Copy the material below verbatim from the line with "Reproduce this chart with Bokeh." to the line with "p.yaxis[0].major_label_standoff = 8", both lines included, omitting pictures and every line outside that range.

» **DATA SUPPLIED**:
···
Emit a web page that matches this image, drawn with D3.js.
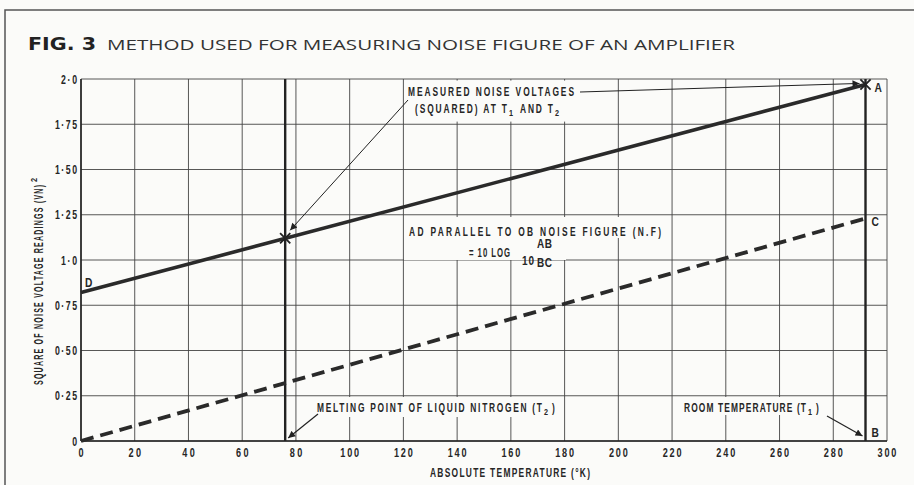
···
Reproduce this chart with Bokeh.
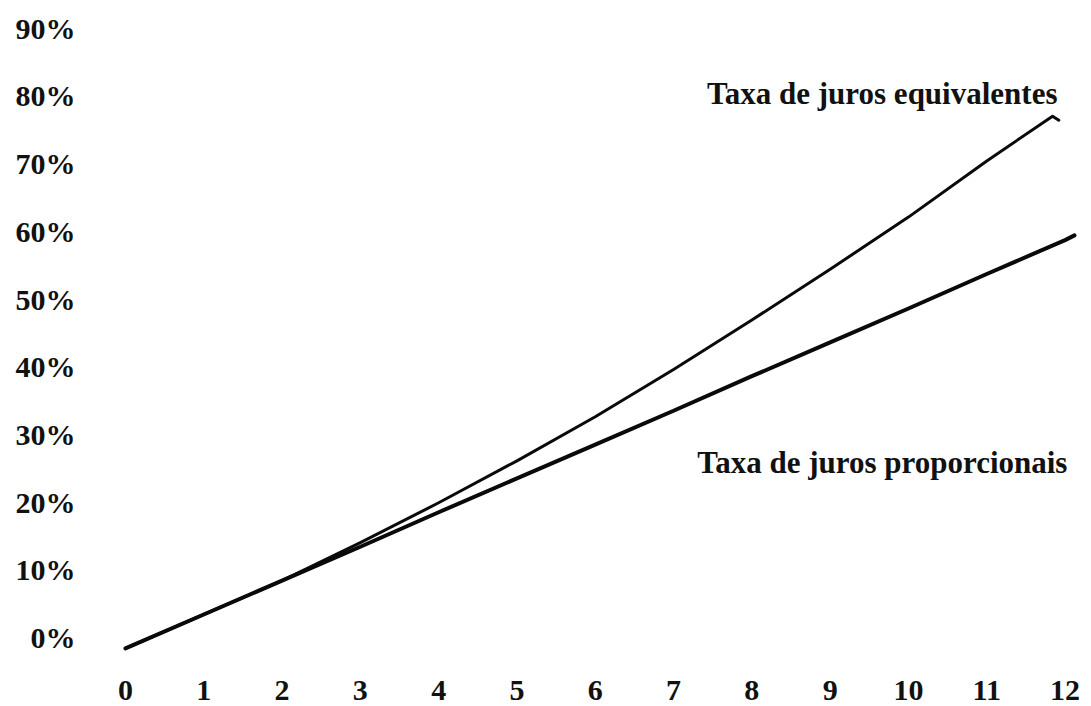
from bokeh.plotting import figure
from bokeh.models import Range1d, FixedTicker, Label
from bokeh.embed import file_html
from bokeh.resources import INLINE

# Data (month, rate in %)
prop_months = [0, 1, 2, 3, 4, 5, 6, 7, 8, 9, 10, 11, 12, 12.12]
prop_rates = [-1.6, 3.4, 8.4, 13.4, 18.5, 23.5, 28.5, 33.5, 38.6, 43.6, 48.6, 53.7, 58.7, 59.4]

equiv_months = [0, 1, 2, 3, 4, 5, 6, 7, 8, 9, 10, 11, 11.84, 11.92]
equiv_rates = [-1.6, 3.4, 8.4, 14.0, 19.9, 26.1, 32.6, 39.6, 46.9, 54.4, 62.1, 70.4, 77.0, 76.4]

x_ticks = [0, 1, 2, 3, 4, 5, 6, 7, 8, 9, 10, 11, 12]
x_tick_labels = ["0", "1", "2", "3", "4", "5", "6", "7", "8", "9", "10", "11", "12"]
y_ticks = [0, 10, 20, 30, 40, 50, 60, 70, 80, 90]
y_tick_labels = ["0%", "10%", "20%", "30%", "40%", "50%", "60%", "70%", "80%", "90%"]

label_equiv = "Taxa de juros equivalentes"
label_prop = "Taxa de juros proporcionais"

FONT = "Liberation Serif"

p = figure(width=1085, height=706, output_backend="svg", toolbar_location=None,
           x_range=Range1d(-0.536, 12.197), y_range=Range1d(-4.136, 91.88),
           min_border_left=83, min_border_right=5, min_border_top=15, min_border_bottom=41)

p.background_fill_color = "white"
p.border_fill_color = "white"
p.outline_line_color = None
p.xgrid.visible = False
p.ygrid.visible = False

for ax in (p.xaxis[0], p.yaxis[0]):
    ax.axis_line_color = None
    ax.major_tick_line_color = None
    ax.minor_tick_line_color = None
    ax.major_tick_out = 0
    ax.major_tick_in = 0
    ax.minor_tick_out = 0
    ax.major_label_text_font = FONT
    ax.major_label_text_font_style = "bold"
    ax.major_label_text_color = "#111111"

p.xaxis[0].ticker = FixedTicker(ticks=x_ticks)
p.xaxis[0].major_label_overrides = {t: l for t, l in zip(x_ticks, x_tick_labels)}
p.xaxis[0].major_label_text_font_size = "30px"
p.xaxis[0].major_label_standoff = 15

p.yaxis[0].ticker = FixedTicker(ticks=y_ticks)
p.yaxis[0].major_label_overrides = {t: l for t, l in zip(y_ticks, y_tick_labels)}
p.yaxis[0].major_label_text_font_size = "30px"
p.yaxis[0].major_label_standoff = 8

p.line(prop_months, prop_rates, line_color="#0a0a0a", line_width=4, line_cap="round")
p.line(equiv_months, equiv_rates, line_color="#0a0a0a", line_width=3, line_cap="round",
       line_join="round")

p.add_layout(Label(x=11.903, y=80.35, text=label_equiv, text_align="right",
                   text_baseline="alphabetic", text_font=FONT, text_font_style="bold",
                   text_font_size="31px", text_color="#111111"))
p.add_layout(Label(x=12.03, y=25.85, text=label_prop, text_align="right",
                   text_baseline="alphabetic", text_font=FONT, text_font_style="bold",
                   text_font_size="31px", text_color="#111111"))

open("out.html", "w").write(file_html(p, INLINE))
···
» **THE ANSWER**:
Reproduce this chart with Bokeh.
from bokeh.plotting import figure
from bokeh.models import Range1d, FixedTicker, Label
from bokeh.embed import file_html
from bokeh.resources import INLINE

# Data (month, rate in %)
prop_months = [0, 1, 2, 3, 4, 5, 6, 7, 8, 9, 10, 11, 12, 12.12]
prop_rates = [-1.6, 3.4, 8.4, 13.4, 18.5, 23.5, 28.5, 33.5, 38.6, 43.6, 48.6, 53.7, 58.7, 59.4]

equiv_months = [0, 1, 2, 3, 4, 5, 6, 7, 8, 9, 10, 11, 11.84, 11.92]
equiv_rates = [-1.6, 3.4, 8.4, 14.0, 19.9, 26.1, 32.6, 39.6, 46.9, 54.4, 62.1, 70.4, 77.0, 76.4]

x_ticks = [0, 1, 2, 3, 4, 5, 6, 7, 8, 9, 10, 11, 12]
x_tick_labels = ["0", "1", "2", "3", "4", "5", "6", "7", "8", "9", "10", "11", "12"]
y_ticks = [0, 10, 20, 30, 40, 50, 60, 70, 80, 90]
y_tick_labels = ["0%", "10%", "20%", "30%", "40%", "50%", "60%", "70%", "80%", "90%"]

label_equiv = "Taxa de juros equivalentes"
label_prop = "Taxa de juros proporcionais"

FONT = "Liberation Serif"

p = figure(width=1085, height=706, output_backend="svg", toolbar_location=None,
           x_range=Range1d(-0.536, 12.197), y_range=Range1d(-4.136, 91.88),
           min_border_left=83, min_border_right=5, min_border_top=15, min_border_bottom=41)

p.background_fill_color = "white"
p.border_fill_color = "white"
p.outline_line_color = None
p.xgrid.visible = False
p.ygrid.visible = False

for ax in (p.xaxis[0], p.yaxis[0]):
    ax.axis_line_color = None
    ax.major_tick_line_color = None
    ax.minor_tick_line_color = None
    ax.major_tick_out = 0
    ax.major_tick_in = 0
    ax.minor_tick_out = 0
    ax.major_label_text_font = FONT
    ax.major_label_text_font_style = "bold"
    ax.major_label_text_color = "#111111"

p.xaxis[0].ticker = FixedTicker(ticks=x_ticks)
p.xaxis[0].major_label_overrides = {t: l for t, l in zip(x_ticks, x_tick_labels)}
p.xaxis[0].major_label_text_font_size = "30px"
p.xaxis[0].major_label_standoff = 15

p.yaxis[0].ticker = FixedTicker(ticks=y_ticks)
p.yaxis[0].major_label_overrides = {t: l for t, l in zip(y_ticks, y_tick_labels)}
p.yaxis[0].major_label_text_font_size = "30px"
p.yaxis[0].major_label_standoff = 8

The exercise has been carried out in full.